──────── Records for this exercise

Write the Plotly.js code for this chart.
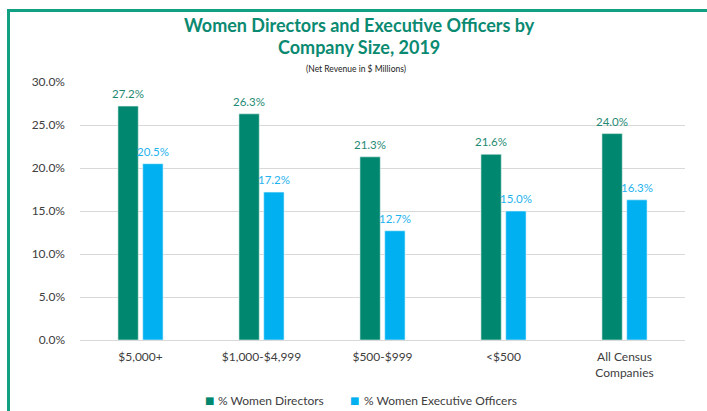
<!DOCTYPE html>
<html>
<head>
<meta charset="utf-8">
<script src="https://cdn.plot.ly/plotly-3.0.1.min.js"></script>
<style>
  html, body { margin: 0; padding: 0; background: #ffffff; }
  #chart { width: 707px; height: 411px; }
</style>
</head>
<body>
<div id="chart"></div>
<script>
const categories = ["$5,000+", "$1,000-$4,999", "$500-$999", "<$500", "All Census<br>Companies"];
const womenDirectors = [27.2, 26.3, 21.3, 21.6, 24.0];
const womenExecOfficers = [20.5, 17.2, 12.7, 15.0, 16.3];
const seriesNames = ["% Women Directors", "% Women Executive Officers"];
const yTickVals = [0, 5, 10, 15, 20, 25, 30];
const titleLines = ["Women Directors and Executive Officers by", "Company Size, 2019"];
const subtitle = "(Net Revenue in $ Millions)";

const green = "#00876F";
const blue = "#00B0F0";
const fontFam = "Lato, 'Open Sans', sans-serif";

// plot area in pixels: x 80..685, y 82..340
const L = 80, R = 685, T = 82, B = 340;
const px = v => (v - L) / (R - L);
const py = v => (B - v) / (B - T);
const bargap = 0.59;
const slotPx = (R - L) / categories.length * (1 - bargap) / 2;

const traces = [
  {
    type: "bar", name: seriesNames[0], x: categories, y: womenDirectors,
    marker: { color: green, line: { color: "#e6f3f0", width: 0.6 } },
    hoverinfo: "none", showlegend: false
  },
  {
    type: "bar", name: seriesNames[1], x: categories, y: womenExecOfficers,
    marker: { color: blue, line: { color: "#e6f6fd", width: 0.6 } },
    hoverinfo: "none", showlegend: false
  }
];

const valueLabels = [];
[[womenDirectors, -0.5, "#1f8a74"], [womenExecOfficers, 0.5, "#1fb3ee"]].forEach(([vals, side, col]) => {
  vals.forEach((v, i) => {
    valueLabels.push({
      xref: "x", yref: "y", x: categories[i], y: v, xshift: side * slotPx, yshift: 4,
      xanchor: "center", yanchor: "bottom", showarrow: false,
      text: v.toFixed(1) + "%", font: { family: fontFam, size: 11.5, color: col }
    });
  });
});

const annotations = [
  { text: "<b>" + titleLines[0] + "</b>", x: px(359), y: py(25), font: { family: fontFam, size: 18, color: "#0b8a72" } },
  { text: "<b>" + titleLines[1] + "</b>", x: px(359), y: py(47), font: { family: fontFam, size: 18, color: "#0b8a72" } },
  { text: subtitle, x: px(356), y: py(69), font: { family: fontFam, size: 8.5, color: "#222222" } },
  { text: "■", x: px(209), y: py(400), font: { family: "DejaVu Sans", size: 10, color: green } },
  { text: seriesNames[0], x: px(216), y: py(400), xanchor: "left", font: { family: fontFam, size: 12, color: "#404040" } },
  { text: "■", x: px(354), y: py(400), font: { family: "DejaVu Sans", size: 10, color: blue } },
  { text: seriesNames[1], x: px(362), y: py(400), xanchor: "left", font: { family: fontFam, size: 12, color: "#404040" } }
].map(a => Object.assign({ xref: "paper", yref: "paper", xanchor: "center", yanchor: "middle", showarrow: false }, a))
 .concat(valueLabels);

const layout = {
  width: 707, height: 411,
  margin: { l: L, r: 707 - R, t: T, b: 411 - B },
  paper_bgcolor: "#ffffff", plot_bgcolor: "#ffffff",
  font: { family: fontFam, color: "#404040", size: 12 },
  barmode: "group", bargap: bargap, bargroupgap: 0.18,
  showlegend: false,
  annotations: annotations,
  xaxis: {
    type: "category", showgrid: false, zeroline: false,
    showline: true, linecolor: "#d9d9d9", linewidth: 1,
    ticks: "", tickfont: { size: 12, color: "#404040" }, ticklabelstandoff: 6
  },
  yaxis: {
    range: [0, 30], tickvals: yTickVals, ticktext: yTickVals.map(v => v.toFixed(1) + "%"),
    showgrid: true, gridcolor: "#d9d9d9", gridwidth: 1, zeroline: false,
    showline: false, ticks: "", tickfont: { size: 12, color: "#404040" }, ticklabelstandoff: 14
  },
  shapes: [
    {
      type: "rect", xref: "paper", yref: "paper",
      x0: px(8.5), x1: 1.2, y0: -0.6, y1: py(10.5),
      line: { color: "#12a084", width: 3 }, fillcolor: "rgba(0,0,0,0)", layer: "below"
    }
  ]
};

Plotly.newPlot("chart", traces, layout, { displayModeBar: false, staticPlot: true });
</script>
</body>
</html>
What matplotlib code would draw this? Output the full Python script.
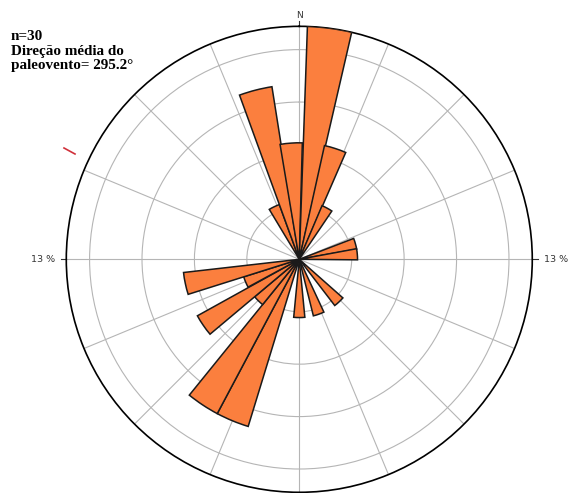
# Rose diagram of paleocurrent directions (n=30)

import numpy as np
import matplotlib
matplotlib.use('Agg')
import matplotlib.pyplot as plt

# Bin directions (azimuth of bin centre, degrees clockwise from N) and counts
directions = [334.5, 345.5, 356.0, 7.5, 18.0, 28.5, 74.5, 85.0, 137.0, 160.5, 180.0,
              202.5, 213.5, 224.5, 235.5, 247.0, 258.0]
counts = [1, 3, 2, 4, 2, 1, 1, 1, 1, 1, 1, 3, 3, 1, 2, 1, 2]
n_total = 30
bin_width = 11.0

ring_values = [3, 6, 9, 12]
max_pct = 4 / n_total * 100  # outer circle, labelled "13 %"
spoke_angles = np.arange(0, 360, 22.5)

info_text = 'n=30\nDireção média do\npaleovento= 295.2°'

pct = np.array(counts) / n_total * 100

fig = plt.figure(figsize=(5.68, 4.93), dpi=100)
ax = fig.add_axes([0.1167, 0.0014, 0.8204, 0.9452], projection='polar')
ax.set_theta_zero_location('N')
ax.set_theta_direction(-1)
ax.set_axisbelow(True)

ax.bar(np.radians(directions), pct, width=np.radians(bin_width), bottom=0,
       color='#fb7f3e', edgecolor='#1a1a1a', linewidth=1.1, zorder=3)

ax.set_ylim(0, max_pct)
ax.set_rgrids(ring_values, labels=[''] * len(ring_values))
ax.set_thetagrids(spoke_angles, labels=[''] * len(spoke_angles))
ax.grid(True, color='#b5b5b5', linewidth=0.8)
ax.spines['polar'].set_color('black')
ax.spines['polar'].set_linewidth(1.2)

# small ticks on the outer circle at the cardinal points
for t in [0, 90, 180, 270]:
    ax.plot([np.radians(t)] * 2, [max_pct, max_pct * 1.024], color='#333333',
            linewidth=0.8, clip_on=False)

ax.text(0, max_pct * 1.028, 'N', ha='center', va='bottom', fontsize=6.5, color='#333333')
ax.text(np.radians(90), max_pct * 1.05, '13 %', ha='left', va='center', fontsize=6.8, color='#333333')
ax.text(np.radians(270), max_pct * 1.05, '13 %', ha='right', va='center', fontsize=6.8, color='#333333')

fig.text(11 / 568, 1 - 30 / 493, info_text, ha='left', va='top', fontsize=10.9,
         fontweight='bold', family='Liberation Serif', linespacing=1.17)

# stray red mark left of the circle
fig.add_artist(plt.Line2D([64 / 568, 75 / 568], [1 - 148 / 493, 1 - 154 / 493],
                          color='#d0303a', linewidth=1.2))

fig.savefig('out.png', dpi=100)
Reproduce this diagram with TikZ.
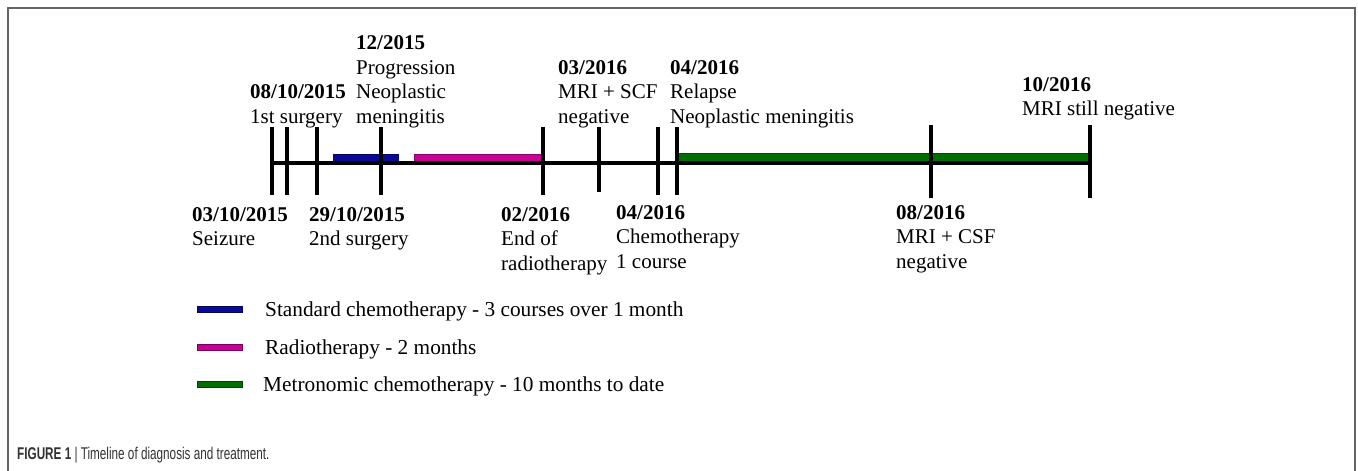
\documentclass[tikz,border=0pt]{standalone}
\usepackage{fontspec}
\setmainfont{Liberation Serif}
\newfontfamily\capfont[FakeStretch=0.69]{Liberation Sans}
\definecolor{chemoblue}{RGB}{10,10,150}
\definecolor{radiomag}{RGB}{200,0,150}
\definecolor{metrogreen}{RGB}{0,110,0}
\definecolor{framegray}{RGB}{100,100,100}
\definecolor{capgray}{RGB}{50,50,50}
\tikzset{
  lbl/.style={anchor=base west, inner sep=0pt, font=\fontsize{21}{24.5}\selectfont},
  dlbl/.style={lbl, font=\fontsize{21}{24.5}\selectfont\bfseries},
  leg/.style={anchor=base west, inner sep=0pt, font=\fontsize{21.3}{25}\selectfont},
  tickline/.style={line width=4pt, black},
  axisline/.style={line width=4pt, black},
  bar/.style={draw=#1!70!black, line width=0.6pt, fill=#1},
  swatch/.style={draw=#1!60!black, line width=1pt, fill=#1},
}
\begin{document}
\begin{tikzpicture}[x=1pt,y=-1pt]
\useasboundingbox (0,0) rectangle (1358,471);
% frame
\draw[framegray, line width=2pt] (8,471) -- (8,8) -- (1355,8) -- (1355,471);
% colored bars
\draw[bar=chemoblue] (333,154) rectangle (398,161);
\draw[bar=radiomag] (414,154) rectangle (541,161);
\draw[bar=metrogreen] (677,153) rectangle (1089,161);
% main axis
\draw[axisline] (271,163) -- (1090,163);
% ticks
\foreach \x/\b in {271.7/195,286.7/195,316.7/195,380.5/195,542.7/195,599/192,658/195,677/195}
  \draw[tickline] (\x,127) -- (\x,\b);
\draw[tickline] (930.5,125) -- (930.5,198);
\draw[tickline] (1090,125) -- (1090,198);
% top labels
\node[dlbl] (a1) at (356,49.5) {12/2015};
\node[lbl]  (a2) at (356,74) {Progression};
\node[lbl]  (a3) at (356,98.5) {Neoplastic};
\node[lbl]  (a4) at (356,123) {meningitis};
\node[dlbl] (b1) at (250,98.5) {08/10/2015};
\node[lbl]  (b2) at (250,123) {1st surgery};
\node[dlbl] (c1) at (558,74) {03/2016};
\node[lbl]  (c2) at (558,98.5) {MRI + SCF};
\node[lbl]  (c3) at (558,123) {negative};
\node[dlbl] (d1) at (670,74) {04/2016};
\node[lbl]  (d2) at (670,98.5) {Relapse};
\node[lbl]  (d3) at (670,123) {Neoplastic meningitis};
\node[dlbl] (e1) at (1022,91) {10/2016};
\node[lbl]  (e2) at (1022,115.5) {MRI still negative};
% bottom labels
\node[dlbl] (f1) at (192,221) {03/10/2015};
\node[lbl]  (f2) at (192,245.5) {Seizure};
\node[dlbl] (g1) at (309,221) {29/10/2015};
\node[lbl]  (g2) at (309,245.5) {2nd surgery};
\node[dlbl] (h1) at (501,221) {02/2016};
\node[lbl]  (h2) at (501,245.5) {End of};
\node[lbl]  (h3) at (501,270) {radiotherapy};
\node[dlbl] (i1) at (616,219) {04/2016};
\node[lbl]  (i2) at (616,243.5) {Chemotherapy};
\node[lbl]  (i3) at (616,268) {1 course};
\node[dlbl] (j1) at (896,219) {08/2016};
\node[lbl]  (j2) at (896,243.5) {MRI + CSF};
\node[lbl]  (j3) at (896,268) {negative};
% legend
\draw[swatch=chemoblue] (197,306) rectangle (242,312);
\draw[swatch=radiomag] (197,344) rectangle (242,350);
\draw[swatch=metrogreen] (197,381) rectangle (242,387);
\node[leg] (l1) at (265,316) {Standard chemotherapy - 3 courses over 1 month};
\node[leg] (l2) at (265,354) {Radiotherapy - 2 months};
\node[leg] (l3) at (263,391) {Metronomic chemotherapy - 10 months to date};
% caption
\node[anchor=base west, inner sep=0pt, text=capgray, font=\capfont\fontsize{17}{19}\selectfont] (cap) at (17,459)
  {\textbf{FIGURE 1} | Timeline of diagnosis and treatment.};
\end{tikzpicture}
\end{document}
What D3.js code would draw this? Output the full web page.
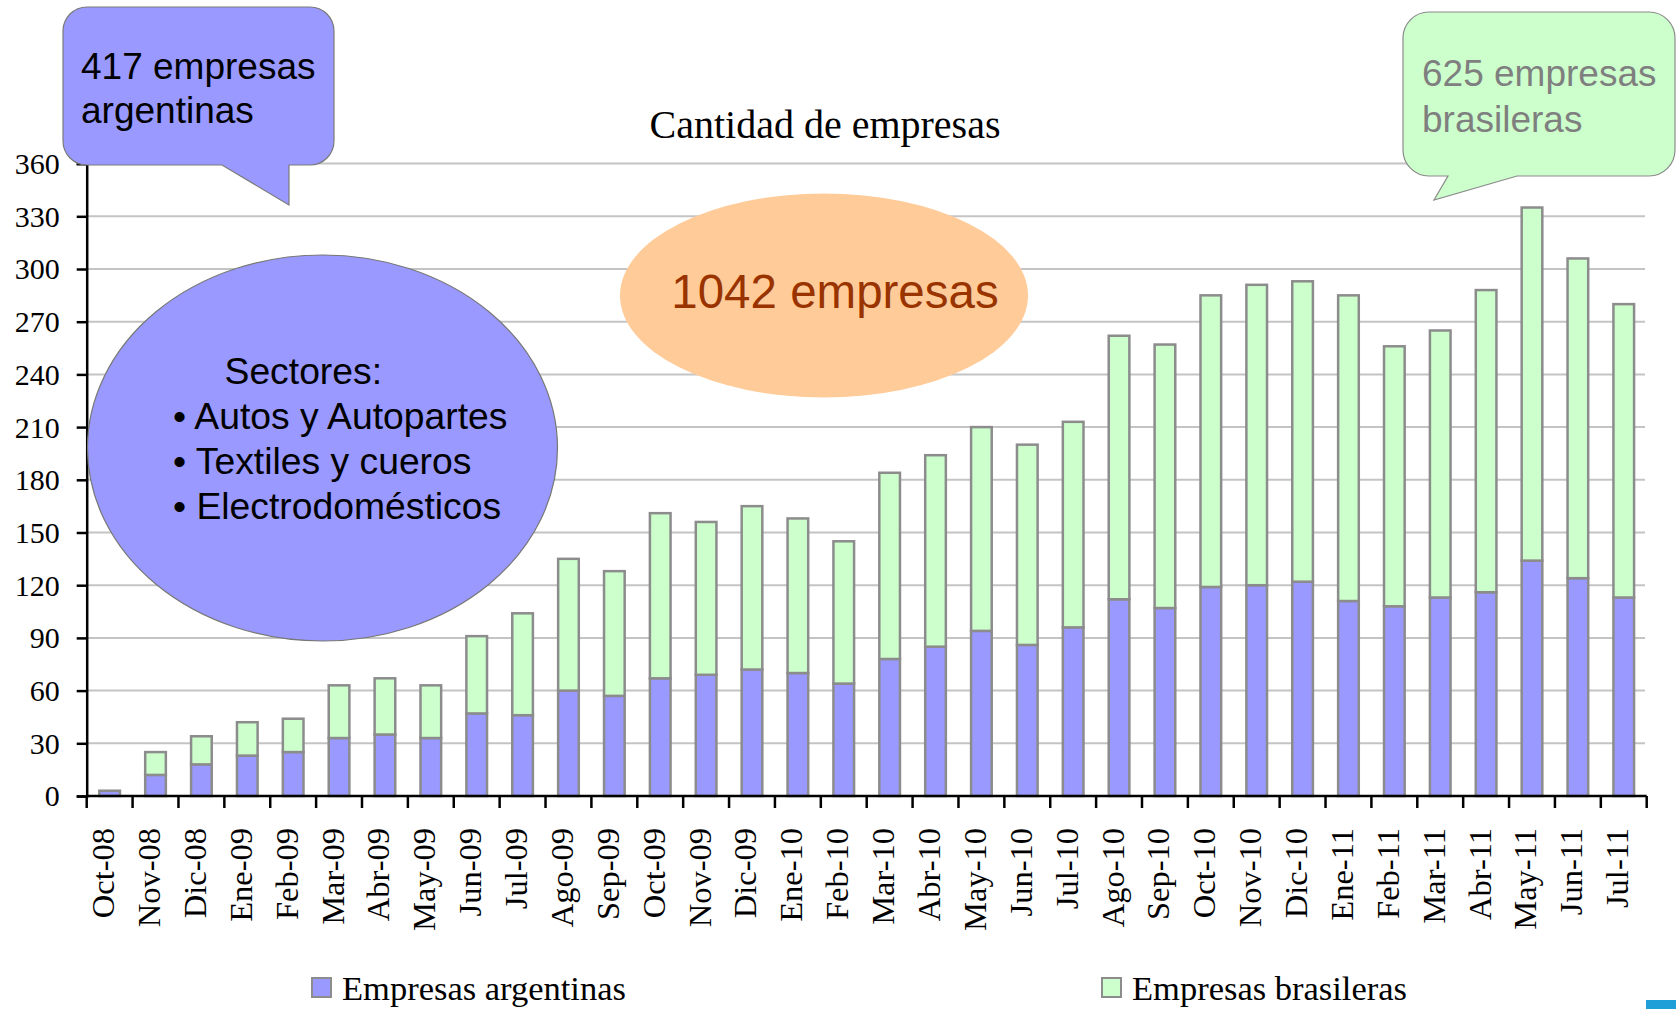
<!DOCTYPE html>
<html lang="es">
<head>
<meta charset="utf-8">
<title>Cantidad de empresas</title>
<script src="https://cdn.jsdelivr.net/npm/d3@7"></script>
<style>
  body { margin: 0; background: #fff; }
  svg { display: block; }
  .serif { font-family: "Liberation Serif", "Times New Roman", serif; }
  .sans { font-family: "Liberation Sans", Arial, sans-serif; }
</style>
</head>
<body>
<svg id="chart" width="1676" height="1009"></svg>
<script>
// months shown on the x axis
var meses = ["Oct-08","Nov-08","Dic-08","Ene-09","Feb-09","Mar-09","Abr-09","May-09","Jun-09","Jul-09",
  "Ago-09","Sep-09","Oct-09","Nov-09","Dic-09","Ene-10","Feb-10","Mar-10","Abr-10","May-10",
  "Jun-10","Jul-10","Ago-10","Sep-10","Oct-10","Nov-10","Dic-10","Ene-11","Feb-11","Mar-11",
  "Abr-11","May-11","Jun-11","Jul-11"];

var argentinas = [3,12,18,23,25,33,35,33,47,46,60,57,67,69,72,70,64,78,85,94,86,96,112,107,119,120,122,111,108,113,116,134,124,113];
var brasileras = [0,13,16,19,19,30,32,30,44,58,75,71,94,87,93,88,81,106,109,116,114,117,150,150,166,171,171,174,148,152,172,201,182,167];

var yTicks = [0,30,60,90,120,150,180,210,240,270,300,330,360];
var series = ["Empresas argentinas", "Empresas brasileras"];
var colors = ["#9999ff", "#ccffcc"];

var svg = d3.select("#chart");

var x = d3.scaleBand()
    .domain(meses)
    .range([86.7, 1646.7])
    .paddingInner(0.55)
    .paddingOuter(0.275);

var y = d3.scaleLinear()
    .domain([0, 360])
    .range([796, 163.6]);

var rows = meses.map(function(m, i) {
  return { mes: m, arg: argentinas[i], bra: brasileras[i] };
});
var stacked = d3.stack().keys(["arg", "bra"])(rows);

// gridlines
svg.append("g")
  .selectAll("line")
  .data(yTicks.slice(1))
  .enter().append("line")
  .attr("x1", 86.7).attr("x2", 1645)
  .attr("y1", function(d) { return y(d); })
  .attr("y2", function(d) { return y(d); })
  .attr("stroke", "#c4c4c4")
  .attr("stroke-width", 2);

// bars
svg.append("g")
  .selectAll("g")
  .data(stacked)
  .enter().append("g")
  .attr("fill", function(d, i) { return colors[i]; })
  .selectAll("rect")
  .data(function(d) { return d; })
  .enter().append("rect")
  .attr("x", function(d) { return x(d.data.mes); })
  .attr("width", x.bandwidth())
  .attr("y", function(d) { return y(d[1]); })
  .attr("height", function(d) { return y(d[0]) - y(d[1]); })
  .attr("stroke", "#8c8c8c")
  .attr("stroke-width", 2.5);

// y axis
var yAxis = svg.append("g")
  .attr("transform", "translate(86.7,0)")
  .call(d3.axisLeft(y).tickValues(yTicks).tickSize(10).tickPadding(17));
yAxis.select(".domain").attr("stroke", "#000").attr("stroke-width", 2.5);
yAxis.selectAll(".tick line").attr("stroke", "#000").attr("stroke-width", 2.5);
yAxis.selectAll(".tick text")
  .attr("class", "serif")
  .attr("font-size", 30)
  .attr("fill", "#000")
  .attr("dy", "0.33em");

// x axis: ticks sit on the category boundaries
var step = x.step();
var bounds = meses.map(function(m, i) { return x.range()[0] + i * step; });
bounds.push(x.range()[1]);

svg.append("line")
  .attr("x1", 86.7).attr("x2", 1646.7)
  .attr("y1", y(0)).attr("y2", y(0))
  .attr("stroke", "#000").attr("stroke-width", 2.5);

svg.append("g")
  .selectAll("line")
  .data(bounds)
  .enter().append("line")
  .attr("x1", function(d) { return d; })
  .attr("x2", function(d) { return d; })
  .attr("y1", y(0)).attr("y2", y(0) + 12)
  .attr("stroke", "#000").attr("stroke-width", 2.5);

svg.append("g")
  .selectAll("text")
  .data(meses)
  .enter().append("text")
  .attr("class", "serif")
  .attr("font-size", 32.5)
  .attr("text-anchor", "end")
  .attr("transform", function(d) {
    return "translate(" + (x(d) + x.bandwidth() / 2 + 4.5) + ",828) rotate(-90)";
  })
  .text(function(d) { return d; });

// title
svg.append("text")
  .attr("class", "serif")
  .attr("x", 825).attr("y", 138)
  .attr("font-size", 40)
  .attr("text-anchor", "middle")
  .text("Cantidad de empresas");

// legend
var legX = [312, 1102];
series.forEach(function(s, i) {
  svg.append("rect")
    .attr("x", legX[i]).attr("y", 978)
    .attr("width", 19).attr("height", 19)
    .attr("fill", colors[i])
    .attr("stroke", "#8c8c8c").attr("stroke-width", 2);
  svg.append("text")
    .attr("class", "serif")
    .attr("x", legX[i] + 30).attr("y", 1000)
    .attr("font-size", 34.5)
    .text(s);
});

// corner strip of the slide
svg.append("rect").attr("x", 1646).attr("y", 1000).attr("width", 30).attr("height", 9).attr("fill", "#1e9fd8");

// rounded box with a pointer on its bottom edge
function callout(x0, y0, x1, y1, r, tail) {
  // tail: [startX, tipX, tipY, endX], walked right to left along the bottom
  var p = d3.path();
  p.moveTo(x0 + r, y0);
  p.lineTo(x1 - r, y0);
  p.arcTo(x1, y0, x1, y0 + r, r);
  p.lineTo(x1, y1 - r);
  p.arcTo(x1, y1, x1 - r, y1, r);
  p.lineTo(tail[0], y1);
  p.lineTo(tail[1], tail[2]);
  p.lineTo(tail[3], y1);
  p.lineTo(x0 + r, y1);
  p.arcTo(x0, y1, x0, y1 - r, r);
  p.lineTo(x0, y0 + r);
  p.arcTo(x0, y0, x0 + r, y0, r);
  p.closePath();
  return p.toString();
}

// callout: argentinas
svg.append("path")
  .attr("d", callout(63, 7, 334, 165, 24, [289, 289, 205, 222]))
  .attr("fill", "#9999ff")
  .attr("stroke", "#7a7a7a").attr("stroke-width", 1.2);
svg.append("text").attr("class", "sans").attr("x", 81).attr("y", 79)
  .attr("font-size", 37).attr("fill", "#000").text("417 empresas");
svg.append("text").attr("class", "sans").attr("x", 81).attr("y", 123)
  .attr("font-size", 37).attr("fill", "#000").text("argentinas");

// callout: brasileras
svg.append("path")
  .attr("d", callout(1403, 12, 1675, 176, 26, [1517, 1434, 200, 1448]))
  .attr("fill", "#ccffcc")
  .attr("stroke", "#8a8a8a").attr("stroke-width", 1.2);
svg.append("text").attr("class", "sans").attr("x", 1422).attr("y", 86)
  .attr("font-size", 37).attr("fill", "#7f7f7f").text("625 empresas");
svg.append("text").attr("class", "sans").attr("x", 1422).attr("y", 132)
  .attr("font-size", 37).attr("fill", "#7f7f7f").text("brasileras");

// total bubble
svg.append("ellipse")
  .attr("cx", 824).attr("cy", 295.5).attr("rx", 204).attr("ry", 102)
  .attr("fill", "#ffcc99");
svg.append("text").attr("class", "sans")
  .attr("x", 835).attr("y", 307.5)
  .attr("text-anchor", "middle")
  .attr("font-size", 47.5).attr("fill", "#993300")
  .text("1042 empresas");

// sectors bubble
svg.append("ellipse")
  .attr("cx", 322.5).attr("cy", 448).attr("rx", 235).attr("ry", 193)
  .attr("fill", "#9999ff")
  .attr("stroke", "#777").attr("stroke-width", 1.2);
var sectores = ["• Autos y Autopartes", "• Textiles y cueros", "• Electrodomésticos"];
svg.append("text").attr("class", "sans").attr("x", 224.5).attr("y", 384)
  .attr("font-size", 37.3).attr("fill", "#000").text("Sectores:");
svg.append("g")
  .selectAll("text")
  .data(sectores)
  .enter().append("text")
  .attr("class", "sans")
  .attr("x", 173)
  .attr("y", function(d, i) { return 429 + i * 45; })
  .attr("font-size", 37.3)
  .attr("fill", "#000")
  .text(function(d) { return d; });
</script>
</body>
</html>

────────────────

> **Problem to work on**: Repeat only what runs from the first line of the records above to the line with "Revenue in $", both included, word for word, minus the pictures.

> **Exercise answer**:
Write the Plotly.js code for this chart.
<!DOCTYPE html>
<html>
<head>
<meta charset="utf-8">
<script src="https://cdn.plot.ly/plotly-3.0.1.min.js"></script>
<style>
  html, body { margin: 0; padding: 0; background: #ffffff; }
  #chart { width: 707px; height: 411px; }
</style>
</head>
<body>
<div id="chart"></div>
<script>
const categories = ["$5,000+", "$1,000-$4,999", "$500-$999", "<$500", "All Census<br>Companies"];
const womenDirectors = [27.2, 26.3, 21.3, 21.6, 24.0];
const womenExecOfficers = [20.5, 17.2, 12.7, 15.0, 16.3];
const seriesNames = ["% Women Directors", "% Women Executive Officers"];
const yTickVals = [0, 5, 10, 15, 20, 25, 30];
const titleLines = ["Women Directors and Executive Officers by", "Company Size, 2019"];
const subtitle = "(Net Revenue in $ Millions)";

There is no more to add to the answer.